Mail message format: Using UTF8 everywhere is now permitted. Instead of using RFC2047 encoding, quoted-printable and more, messages can use UTF8 everywhere.
To: Jøran Øygårdvær <jøran@blåbærsyltetøy.gulbrandsen.priv.no>
Subject: Høy på pæra
Content-Type: text/plain; charset=utf8
Gørrlei av eksempler.
No encoding is necessary anywhere. The message above lacks From and Date, apart from that it's correct.
Sending mail using SMTP: The server advertises the SMTPUTF8 extension, the MAIL FROM command includes the argument SMTPUTF8, and the email addresses can then use UTF8.
$ telnet mx.example.com 25
Trying 2001:6d8::4269…
Connected to mx.example.com
Escape character is '^]'.
220 mx.example.com ESMTP Postfix (3.0.0)
ehlo myhostname
250-mx.example.com
250-PIPELINING
…
250 SMTPUTF8
mail from:<> smtputf8
250 2.1.0 Ok
rcpt to:<jøran@blåbærsyltetøy.gulbrandsen.priv.no>
250 2.1.5 Ok
data
354 End data with .
…
Note that the EHLO argument is sent before the client knows whether the server supports SMTPUTF8. It's best to use ASCII-only EHLO arguments.
The SMTPUTF8 argument to MAIL FROM has two purposes: Notify the mail server that one or more addresses may contain UTF8, and make sure that the recipient software does not receive a message it will not be able to parse.
Thus, if you send a message to आर्न्ट@यूनिवर्सल.भारत with a cc to example@example.com and the mail software at example.com does not support SMTPUTF8, then only आर्न्ट@यूनिवर्सल.भारत will receive the message. The mail server for example.com will reject the message. This is intentional.

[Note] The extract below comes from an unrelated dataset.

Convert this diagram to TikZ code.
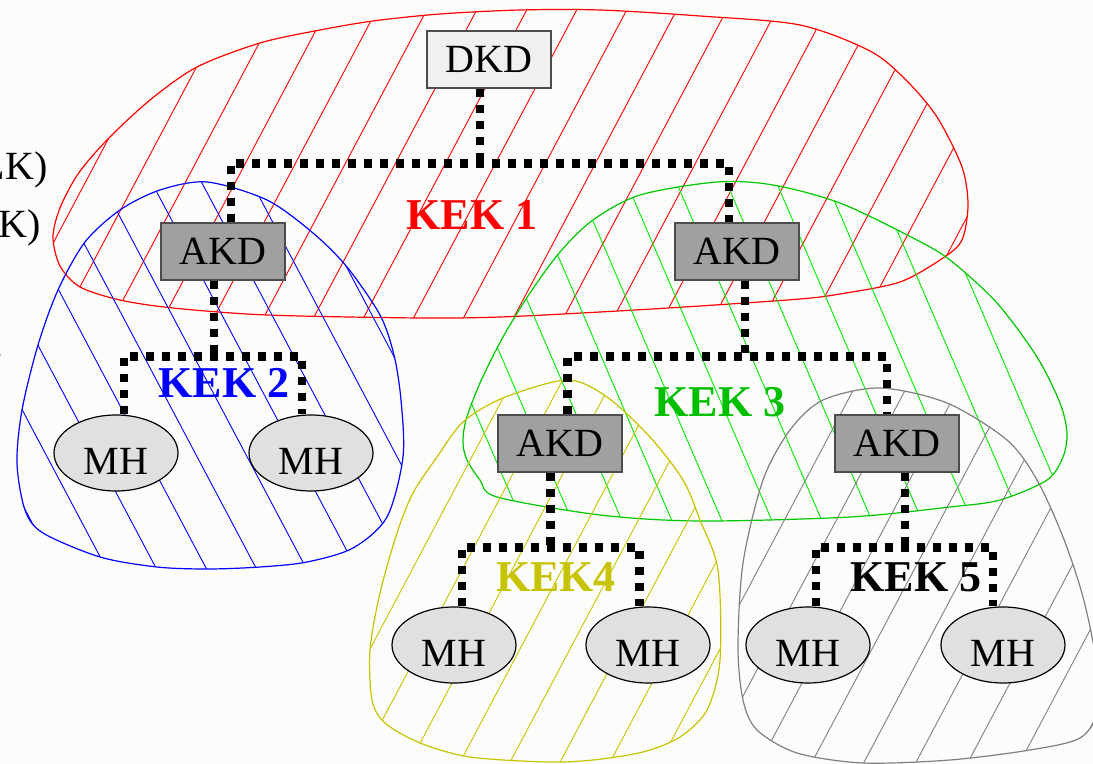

An MTA needs to do an IDN conversion (e.g. from blåbærsyltetøy.gulbrandsen.priv.no to xn--blbrsyltety-y8ao3x.gulbrandsen.priv.no) as part of MX lookup, a client that connects to its local server doesn't need even that.
Access using IMAP: The server advertises the ENABLE extension, the client sends ENABLE UTF8=ACCEPT (that's legal even if the server advertises only ENABLE), the server acknowledges having enabled UTF8=ACCEPT, and from that point, both server and client can use UTF8 for any quoted string, including folder names, search strings and addresses.
$ telnet imap.example.com 143
Trying 2001:6d8::6942…
Connected to imap.example.com.
Escape character is '^]'.
* OK [CAPABILITY … ENABLE …
a login arnt pils
a OK [CAPABILITY … ENABLE …UTF8=ACCEPT …
b enable utf8=accept
* ENABLED UTF8=ACCEPT
b OK done
c select "Gørrlei"
Testing: Gmail supports this, both for SMTP, IMAP and webmail. The jøran@… address is an autoresponder, you can send mail to it and will receive a reply in a few seconds. Blåbærsyltetøy means blueberry jam and includes all of the three special letters used in Norwegian, æ, ø and å, so it's often used as a test word.
There are more details, but this is 90% of what's needed to write a correct implementation.